Key Definitions Introduced:

• Block of Elements (in a Lattice): A sublattice $K$ of a bounded lattice $L$ is a "block" if it contains at least one element other than the top ($\top$) and bottom ($\bot$) elements, and for every element $k \in K \setminus \{\bot, \top\}$, the set of elements comparable to $k$ (excluding $\bot$ and $\top$) is entirely contained within $K$.
  • Properties: Blocks can be minimal (no smaller block exists inside them) or complete (containing $\bot$ and $\top$). The paper proves that the intersection of non-independent blocks is also a block.
• Independent Blocks: A family of blocks is independent if their intersection contains only $\bot$ and $\top$. A lattice is decomposed into independent blocks if it is the union of such a family.
• Separable Subcontext: A sub-tuple of a context $(Y, X, R|_{Y \times X})$ where attributes in $Y$ only relate to objects in $X$ (and vice versa), with all other relations being the bottom element ($\bot$).
• Independent Subcontext: A separable subcontext that satisfies an additional constraint regarding the mapping $\sigma$ (which assigns adjoint triples to attribute-object pairs). Specifically, the mapping must assign conjunctors (t-norms) that have no zero-divisors to the "cross" relations (attributes in $Y$ vs. objects outside $X$, and vice versa).

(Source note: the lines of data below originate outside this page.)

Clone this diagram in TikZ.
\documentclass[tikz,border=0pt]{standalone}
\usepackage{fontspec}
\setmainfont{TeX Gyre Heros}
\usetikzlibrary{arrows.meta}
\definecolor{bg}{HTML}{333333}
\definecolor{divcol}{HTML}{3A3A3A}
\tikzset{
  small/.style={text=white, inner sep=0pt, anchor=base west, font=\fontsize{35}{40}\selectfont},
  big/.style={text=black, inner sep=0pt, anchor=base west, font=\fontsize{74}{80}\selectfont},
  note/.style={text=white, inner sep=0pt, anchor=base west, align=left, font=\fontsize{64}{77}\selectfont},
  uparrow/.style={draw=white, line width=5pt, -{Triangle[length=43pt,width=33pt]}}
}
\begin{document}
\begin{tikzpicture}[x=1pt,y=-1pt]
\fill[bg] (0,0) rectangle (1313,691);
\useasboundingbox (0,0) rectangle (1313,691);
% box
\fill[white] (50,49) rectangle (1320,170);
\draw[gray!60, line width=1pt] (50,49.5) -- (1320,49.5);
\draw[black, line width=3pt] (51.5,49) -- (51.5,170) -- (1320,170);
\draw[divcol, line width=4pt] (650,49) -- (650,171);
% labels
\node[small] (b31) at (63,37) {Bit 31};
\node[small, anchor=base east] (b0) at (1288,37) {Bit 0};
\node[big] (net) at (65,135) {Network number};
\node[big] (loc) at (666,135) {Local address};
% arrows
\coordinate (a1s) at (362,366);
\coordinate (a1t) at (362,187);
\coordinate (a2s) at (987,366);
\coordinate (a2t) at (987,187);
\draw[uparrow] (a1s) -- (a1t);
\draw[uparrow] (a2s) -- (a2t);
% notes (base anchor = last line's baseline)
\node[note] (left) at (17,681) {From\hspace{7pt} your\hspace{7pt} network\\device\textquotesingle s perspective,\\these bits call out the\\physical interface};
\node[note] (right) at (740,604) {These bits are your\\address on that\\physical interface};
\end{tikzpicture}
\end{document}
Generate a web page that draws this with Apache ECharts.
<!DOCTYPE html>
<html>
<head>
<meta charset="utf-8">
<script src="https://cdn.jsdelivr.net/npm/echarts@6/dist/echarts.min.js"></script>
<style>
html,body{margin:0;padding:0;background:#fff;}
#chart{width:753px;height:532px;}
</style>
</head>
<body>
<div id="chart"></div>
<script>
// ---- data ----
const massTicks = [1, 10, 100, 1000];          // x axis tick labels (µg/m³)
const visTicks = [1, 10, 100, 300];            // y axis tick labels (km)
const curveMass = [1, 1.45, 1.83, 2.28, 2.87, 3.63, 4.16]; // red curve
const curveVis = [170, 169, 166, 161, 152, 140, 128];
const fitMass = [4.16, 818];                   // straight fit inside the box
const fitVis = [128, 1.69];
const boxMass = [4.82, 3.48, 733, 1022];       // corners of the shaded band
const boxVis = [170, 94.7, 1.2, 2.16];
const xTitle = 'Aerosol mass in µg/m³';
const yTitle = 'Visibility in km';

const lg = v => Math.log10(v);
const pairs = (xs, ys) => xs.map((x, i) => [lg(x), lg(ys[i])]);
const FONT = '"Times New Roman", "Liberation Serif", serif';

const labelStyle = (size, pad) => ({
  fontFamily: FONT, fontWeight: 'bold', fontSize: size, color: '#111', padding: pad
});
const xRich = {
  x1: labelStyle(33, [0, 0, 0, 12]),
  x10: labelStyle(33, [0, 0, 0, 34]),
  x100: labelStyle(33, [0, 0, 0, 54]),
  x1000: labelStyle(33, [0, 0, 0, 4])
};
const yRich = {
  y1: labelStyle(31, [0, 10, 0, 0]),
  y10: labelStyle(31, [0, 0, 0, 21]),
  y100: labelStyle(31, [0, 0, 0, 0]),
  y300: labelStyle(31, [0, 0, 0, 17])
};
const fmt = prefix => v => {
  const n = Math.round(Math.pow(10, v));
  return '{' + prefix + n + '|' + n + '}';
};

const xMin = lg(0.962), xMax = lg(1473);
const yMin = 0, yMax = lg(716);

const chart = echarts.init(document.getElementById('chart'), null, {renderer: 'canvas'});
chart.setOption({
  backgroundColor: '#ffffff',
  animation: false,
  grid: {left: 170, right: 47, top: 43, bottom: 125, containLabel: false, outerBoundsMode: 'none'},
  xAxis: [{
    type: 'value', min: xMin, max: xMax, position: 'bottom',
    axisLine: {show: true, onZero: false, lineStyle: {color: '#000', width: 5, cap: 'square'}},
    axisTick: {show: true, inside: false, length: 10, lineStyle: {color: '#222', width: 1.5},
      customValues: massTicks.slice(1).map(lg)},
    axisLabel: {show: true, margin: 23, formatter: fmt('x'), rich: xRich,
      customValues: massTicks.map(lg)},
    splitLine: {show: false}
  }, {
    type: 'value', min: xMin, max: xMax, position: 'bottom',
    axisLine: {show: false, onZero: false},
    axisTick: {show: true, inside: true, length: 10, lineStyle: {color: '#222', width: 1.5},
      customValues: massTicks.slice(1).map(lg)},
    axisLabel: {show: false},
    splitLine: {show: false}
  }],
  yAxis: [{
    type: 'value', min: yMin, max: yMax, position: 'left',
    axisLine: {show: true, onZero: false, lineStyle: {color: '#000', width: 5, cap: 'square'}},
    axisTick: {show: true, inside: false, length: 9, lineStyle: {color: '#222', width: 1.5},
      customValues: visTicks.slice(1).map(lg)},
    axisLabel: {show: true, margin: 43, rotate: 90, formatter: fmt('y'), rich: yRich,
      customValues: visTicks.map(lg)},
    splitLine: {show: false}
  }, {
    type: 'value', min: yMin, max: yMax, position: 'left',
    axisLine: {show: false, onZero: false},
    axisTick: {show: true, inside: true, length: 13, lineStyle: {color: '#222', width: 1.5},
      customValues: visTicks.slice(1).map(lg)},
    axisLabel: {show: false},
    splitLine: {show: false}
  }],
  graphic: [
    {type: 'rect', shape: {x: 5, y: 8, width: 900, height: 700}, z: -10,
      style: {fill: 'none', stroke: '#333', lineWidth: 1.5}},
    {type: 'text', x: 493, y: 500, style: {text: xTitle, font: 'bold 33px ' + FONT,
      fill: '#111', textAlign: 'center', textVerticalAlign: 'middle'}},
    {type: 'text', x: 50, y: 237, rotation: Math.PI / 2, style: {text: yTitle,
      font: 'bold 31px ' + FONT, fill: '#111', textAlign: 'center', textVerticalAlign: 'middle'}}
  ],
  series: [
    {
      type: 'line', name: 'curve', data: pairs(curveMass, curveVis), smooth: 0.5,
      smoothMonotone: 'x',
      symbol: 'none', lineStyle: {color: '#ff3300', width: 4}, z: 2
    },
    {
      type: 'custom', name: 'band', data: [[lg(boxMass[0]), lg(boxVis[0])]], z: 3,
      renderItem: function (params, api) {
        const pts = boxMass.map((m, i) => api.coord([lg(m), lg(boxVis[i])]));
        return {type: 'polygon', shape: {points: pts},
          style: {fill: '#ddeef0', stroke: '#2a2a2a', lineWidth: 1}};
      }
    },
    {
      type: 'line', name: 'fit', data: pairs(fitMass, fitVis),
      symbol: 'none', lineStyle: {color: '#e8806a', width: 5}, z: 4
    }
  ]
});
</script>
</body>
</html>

This ensures that the fuzzy logic operations do not inadvertently create non-zero values where they should be zero.

3. Key Contributions

The paper makes several theoretical contributions:

1. Formalization of Decomposition: It provides the first formal definition of independent subcontexts within the multi-adjoint framework, distinguishing them from simple separable subcontexts by incorporating the properties of the logical operators (zero-divisors).
2. Algebraic Characterization of Lattices: It introduces the concept of blocks of elements in general bounded lattices and proves that if a lattice contains a block, it can be decomposed into a family of independent complete blocks.
3. Equivalence Theorem: The core contribution is proving a bi-directional equivalence between the decomposition of a fuzzy context and the decomposition of its concept lattice:
   • A context can be decomposed into independent subcontexts if and only if its associated multi-adjoint concept lattice can be decomposed into independent blocks.
4. Constructive Proofs: The paper provides constructive methods to:
   • Derive independent blocks of the lattice from a given decomposition of the context.
   • Derive the partition of attributes and objects (the subcontexts) from a given decomposition of the lattice.

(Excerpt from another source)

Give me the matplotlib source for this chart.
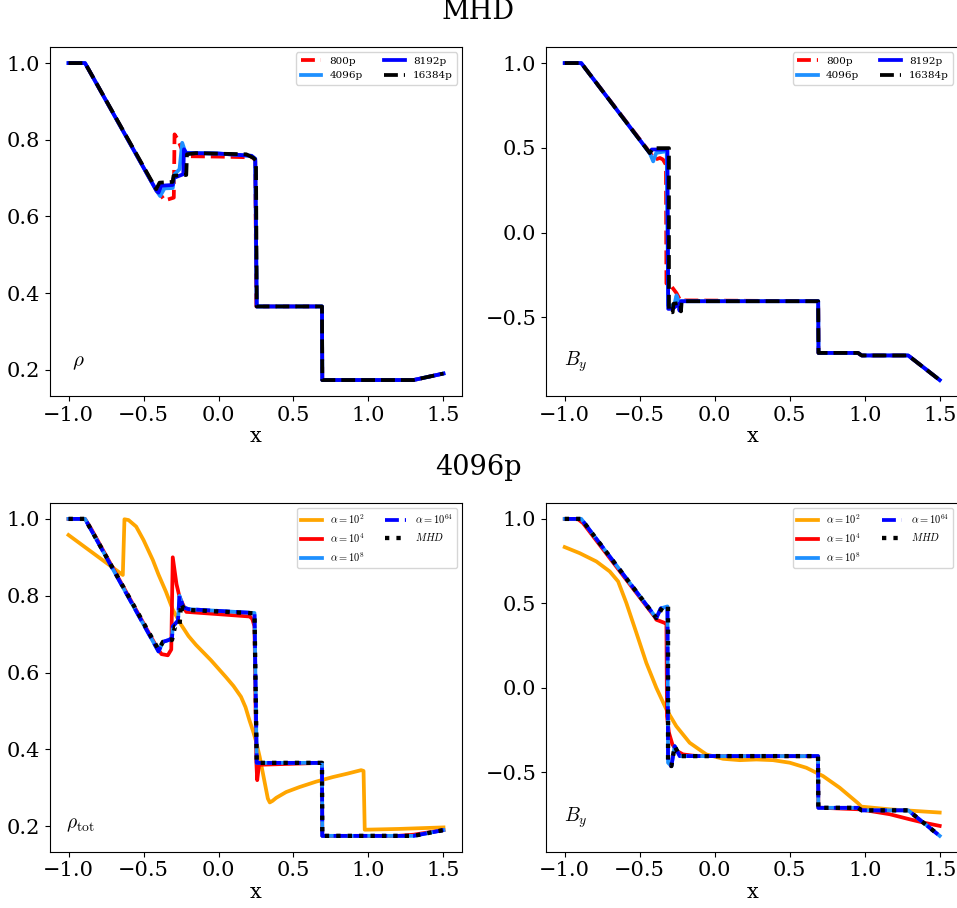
import matplotlib
matplotlib.use("Agg")
import matplotlib.pyplot as plt
from matplotlib.ticker import MultipleLocator

plt.rcParams['font.family'] = 'DejaVu Serif'
plt.rcParams['mathtext.fontset'] = 'cm'

# --- MHD resolution study: density ---
rho_800_x = [-1.0, -0.89, -0.41, -0.38, -0.36, -0.33, -0.298, -0.293, -0.27, -0.24, -0.22, 0.0, 0.23, 0.245, 0.252, 0.69, 0.692, 1.30, 1.50]
rho_800_y = [1.0, 1.0, 0.665, 0.653, 0.642, 0.645, 0.649, 0.814, 0.80, 0.77, 0.757, 0.756, 0.754, 0.745, 0.365, 0.365, 0.173, 0.173, 0.19]
rho_4096_x = [-1.0, -0.89, -0.415, -0.389, -0.36, -0.305, -0.293, -0.26, -0.242, -0.22, 0.0, 0.22, 0.245, 0.255, 0.69, 0.692, 1.30, 1.50]
rho_4096_y = [1.0, 1.0, 0.668, 0.653, 0.673, 0.674, 0.71, 0.723, 0.792, 0.766, 0.764, 0.758, 0.75, 0.365, 0.365, 0.173, 0.173, 0.19]
rho_8192_x = [-1.0, -0.89, -0.415, -0.40, -0.38, -0.305, -0.30, -0.235, -0.23, -0.215, 0.0, 0.22, 0.245, 0.255, 0.69, 0.692, 1.30, 1.50]
rho_8192_y = [1.0, 1.0, 0.668, 0.662, 0.68, 0.682, 0.70, 0.71, 0.775, 0.765, 0.764, 0.758, 0.75, 0.365, 0.365, 0.173, 0.173, 0.19]
rho_16384_x = [-1.0, -0.89, -0.415, -0.393, -0.305, -0.30, -0.215, -0.21, -0.15, 0.185, 0.235, 0.25, 0.255, 0.69, 0.692, 1.30, 1.50]
rho_16384_y = [1.0, 1.0, 0.671, 0.688, 0.69, 0.706, 0.708, 0.762, 0.765, 0.762, 0.752, 0.745, 0.365, 0.365, 0.173, 0.173, 0.19]

# --- MHD resolution study: B_y ---
by_800_x = [-1.0, -0.89, -0.43, -0.40, -0.365, -0.345, -0.325, -0.322, -0.289, -0.255, -0.23, 0.69, 0.692, 0.955, 0.98, 1.29, 1.50]
by_800_y = [1.0, 1.0, 0.47, 0.43, 0.44, 0.431, 0.40, -0.30, -0.317, -0.357, -0.40, -0.405, -0.71, -0.71, -0.725, -0.725, -0.87]
by_4096_x = [-1.0, -0.89, -0.433, -0.41, -0.39, -0.32, -0.31, -0.27, -0.255, -0.24, 0.69, 0.692, 0.955, 0.98, 1.29, 1.50]
by_4096_y = [1.0, 1.0, 0.469, 0.42, 0.47, 0.48, -0.43, -0.43, -0.37, -0.405, -0.405, -0.71, -0.71, -0.725, -0.725, -0.87]
by_8192_x = [-1.0, -0.89, -0.433, -0.42, -0.315, -0.31, -0.28, -0.24, -0.235, -0.225, 0.69, 0.692, 0.955, 0.98, 1.29, 1.50]
by_8192_y = [1.0, 1.0, 0.469, 0.49, 0.49, -0.45, -0.45, -0.42, -0.46, -0.405, -0.405, -0.71, -0.71, -0.725, -0.725, -0.87]
by_16384_x = [-1.0, -0.89, -0.433, -0.411, -0.305, -0.305, -0.28, -0.275, -0.23, -0.225, -0.22, 0.69, 0.692, 0.955, 0.98, 1.29, 1.50]
by_16384_y = [1.0, 1.0, 0.469, 0.498, 0.498, -0.47, -0.47, -0.42, -0.415, -0.465, -0.405, -0.405, -0.71, -0.71, -0.725, -0.725, -0.87]

# --- alpha study at 4096p: total density ---
rt_a2_x = [-1.0, -0.638, -0.627, -0.60, -0.549, -0.50, -0.438, -0.40, -0.35, -0.304, -0.25, -0.20, -0.15, -0.10, -0.05, 0.0, 0.05,
           0.10, 0.15, 0.18, 0.207, 0.23, 0.251, 0.275, 0.296, 0.315, 0.329, 0.342, 0.36, 0.385, 0.451, 0.54, 0.65, 0.762, 0.86,
           0.951, 0.967, 0.975, 1.20, 1.50]
rt_a2_y = [0.958, 0.854, 0.999, 0.997, 0.98, 0.945, 0.893, 0.855, 0.81, 0.763, 0.725, 0.695, 0.672, 0.652, 0.632, 0.61, 0.588,
           0.565, 0.537, 0.51, 0.475, 0.448, 0.42, 0.38, 0.338, 0.30, 0.272, 0.262, 0.266, 0.274, 0.289, 0.302, 0.316, 0.328, 0.337,
           0.346, 0.344, 0.191, 0.193, 0.197]
rt_a4_x = [-1.0, -0.89, -0.85, -0.41, -0.38, -0.338, -0.315, -0.305, -0.28, -0.26, -0.215, 0.0, 0.207, 0.225, 0.24, 0.252, 0.258, 0.27, 0.69, 0.692, 1.20, 1.30, 1.50]
rt_a4_y = [1.0, 1.0, 0.975, 0.665, 0.648, 0.645, 0.66, 0.90, 0.83, 0.797, 0.758, 0.752, 0.746, 0.74, 0.72, 0.37, 0.32, 0.36, 0.365, 0.175, 0.175, 0.178, 0.19]
rt_a8_x = [-1.0, -0.89, -0.40, -0.37, -0.33, -0.31, -0.305, -0.27, -0.26, -0.235, -0.20, 0.24, 0.255, 0.69, 0.692, 1.30, 1.50]
rt_a8_y = [1.0, 1.0, 0.655, 0.68, 0.685, 0.69, 0.72, 0.735, 0.80, 0.77, 0.765, 0.755, 0.365, 0.365, 0.175, 0.175, 0.19]
rt_a64_x = [-1.0, -0.89, -0.40, -0.37, -0.33, -0.31, -0.305, -0.27, -0.26, -0.235, -0.20, 0.24, 0.255, 0.69, 0.692, 1.30, 1.50]
rt_a64_y = [1.0, 1.0, 0.655, 0.68, 0.685, 0.69, 0.72, 0.735, 0.80, 0.77, 0.765, 0.755, 0.365, 0.365, 0.175, 0.175, 0.19]
rt_mhd_x = [-1.0, -0.89, -0.40, -0.37, -0.31, -0.29, -0.26, -0.25, -0.23, -0.20, 0.24, 0.255, 0.69, 0.692, 1.30, 1.50]
rt_mhd_y = [1.0, 1.0, 0.66, 0.68, 0.685, 0.72, 0.72, 0.78, 0.765, 0.763, 0.754, 0.365, 0.365, 0.175, 0.175, 0.19]

# --- alpha study at 4096p: B_y ---
b4_a2_x = [-1.0, -0.9, -0.789, -0.70, -0.644, -0.589, -0.522, -0.456, -0.389, -0.322, -0.256, -0.167, -0.056, 0.056, 0.167, 0.278,
           0.389, 0.50, 0.611, 0.722, 0.833, 0.956, 0.978, 1.167, 1.50]
b4_a2_y = [0.833, 0.797, 0.748, 0.689, 0.63, 0.502, 0.325, 0.148, 0.0, -0.128, -0.227, -0.325, -0.394, -0.42, -0.428, -0.424,
           -0.428, -0.443, -0.473, -0.522, -0.591, -0.683, -0.703, -0.719, -0.738]
b4_a4_x = [-1.0, -0.911, -0.878, -0.40, -0.389, -0.333, -0.322, -0.318, -0.305, -0.282, -0.251, -0.211, -0.122, 0.689, 0.691,
           0.967, 1.167, 1.30, 1.389, 1.50]
b4_a4_y = [1.0, 0.998, 0.975, 0.42, 0.403, 0.384, 0.384, -0.168, -0.266, -0.335, -0.374, -0.394, -0.404, -0.405, -0.709,
           -0.719, -0.748, -0.778, -0.797, -0.817]
b4_a8_x = [-1.0, -0.89, -0.389, -0.36, -0.315, -0.311, -0.289, -0.267, -0.233, 0.689, 0.691, 0.955, 0.98, 1.29, 1.50]
b4_a8_y = [1.0, 1.0, 0.413, 0.47, 0.482, -0.443, -0.463, -0.345, -0.404, -0.404, -0.71, -0.71, -0.725, -0.725, -0.876]
b4_a64_x = [-1.0, -0.89, -0.389, -0.36, -0.315, -0.311, -0.289, -0.267, -0.233, 0.689, 0.691, 0.955, 0.98, 1.29, 1.50]
b4_a64_y = [1.0, 1.0, 0.413, 0.47, 0.482, -0.443, -0.463, -0.345, -0.404, -0.404, -0.71, -0.71, -0.725, -0.725, -0.876]
b4_mhd_x = [-1.0, -0.89, -0.389, -0.344, -0.311, -0.311, -0.289, -0.267, -0.233, 0.689, 0.691, 0.955, 0.98, 1.29, 1.50]
b4_mhd_y = [1.0, 1.0, 0.413, 0.482, 0.482, -0.443, -0.463, -0.345, -0.404, -0.404, -0.71, -0.71, -0.725, -0.725, -0.876]

res_labels = ['800p', '4096p', '8192p', '16384p']
alpha_labels = [r'$\alpha=10^2$', r'$\alpha=10^4$', r'$\alpha=10^8$', r'$\alpha=10^{64}$', r'$MHD$']

fig = plt.figure(figsize=(9.57, 9.08), dpi=100)
w, h = 0.431, 0.384
ax1 = fig.add_axes([0.052, 0.564, w, h])
ax2 = fig.add_axes([0.5705, 0.564, w, h])
ax3 = fig.add_axes([0.052, 0.062, w, h])
ax4 = fig.add_axes([0.5705, 0.062, w, h])

lw = 2.7

# resolution panels
for ax, curves in [(ax1, [(rho_800_x, rho_800_y), (rho_4096_x, rho_4096_y), (rho_8192_x, rho_8192_y), (rho_16384_x, rho_16384_y)]),
                   (ax2, [(by_800_x, by_800_y), (by_4096_x, by_4096_y), (by_8192_x, by_8192_y), (by_16384_x, by_16384_y)])]:
    ax.plot(*curves[0], color='red', ls='--', lw=lw, label=res_labels[0])
    ax.plot(*curves[1], color='dodgerblue', ls='-', lw=lw, label=res_labels[1])
    ax.plot(*curves[2], color='blue', ls='-', lw=lw, label=res_labels[2])
    ax.plot(*curves[3], color='black', ls='--', lw=lw, label=res_labels[3])
    ax.legend(loc='upper right', ncol=2, fontsize=7.5)

# alpha panels
for ax, curves in [(ax3, [(rt_a2_x, rt_a2_y), (rt_a4_x, rt_a4_y), (rt_a8_x, rt_a8_y), (rt_a64_x, rt_a64_y), (rt_mhd_x, rt_mhd_y)]),
                   (ax4, [(b4_a2_x, b4_a2_y), (b4_a4_x, b4_a4_y), (b4_a8_x, b4_a8_y), (b4_a64_x, b4_a64_y), (b4_mhd_x, b4_mhd_y)])]:
    ax.plot(*curves[0], color='orange', ls='-', lw=lw, label=alpha_labels[0])
    ax.plot(*curves[1], color='red', ls='-', lw=lw, label=alpha_labels[1])
    ax.plot(*curves[2], color='dodgerblue', ls='-', lw=lw, label=alpha_labels[2])
    ax.plot(*curves[3], color='blue', ls='--', lw=lw, label=alpha_labels[3])
    ax.plot(*curves[4], color='black', ls=':', lw=lw + 0.4, label=alpha_labels[4])
    ax.legend(loc='upper right', ncol=2, fontsize=7.5)

ax1.text(0.055, 0.097, r'$\rho$', transform=ax1.transAxes, fontsize=15, va='center')
ax2.text(0.043, 0.097, r'$B_y$', transform=ax2.transAxes, fontsize=14, va='center')
ax3.text(0.04, 0.078, r'$\rho_{\rm tot}$', transform=ax3.transAxes, fontsize=14, va='center')
ax4.text(0.043, 0.097, r'$B_y$', transform=ax4.transAxes, fontsize=14, va='center')

for ax in [ax1, ax2, ax3, ax4]:
    ax.xaxis.set_major_locator(MultipleLocator(0.5))
    ax.set_xlabel('x', fontsize=15, labelpad=2)
    ax.tick_params(labelsize=15)

fig.text(0.5, 0.987, 'MHD', ha='center', va='center', fontsize=19.5)
fig.text(0.5, 0.485, '4096p', ha='center', va='center', fontsize=19.5)

plt.savefig('out.png', dpi=100)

4. Key Results and Theorems

• Proposition 21: Every non-empty family of minimal blocks in a lattice is a family of independent blocks.
• Proposition 33: If a context is decomposed into independent subcontexts, any concept in the lattice (excluding the top and bottom) can be expressed as the infimum of $\wedge$-irreducible concepts generated by attributes from only one of the subcontexts.
• Theorem 36: If a context $C_n$ has a decomposition into independent subcontexts $\{(A_\lambda, B_\lambda, \dots)\}$, then the associated concept lattice $M_n$ has a decomposition into independent blocks $\{K_\lambda\}$, where each block $K_\lambda$ consists of concepts generated by attributes in $A_\lambda$ (plus the top/bottom elements).
• Theorem 42: Conversely, if the concept lattice $M_n$ has a decomposition into independent blocks, the original context $C_n$ can be decomposed into independent subcontexts.
• Corollary 43: The existence of a decomposition into independent subcontexts is equivalent to the existence of a decomposition into independent blocks in the concept lattice.

5. Illustrative Examples

The authors use a specific multi-adjoint frame with discretized Gödel and Łukasiewicz t-norms to demonstrate the theory:

• They show how different mappings $\sigma$ (assigning different t-norms to specific data points) can change whether a context is decomposable.
• In one scenario, a context allows for 4 different decompositions; in another (with a slightly different $\sigma$), it allows for only 1.
• They explicitly map the attributes and objects of the decomposed subcontexts to the specific "blocks" of concepts in the resulting Hasse diagram (lattice), visually confirming the theoretical equivalence.

6. Significance and Future Work

• Algorithmic Development: By establishing that the decomposition of data (context) is isomorphic to the decomposition of its algebraic structure (lattice), the paper lays the groundwork for designing automatic algorithms. These algorithms can detect independent blocks in a lattice to automatically split large, complex fuzzy datasets into manageable, independent sub-datasets.
• Handling Imperfect Information: The approach is specifically tailored for fuzzy data, making it applicable to real-world databases where information is often incomplete or imprecise.
• Future Directions: The authors plan to:
  • Clarify the relationship between their "blocks of concepts" and existing "block relations" in fuzzy FCA literature.
  • Extend these results to more general multi-adjoint frameworks.
  • Develop concrete decomposition algorithms and apply them to real-world database decomposition.

In summary, this paper bridges the gap between the algebraic properties of concept lattices and the structural decomposition of fuzzy datasets, providing a rigorous mathematical foundation for simplifying complex data analysis tasks.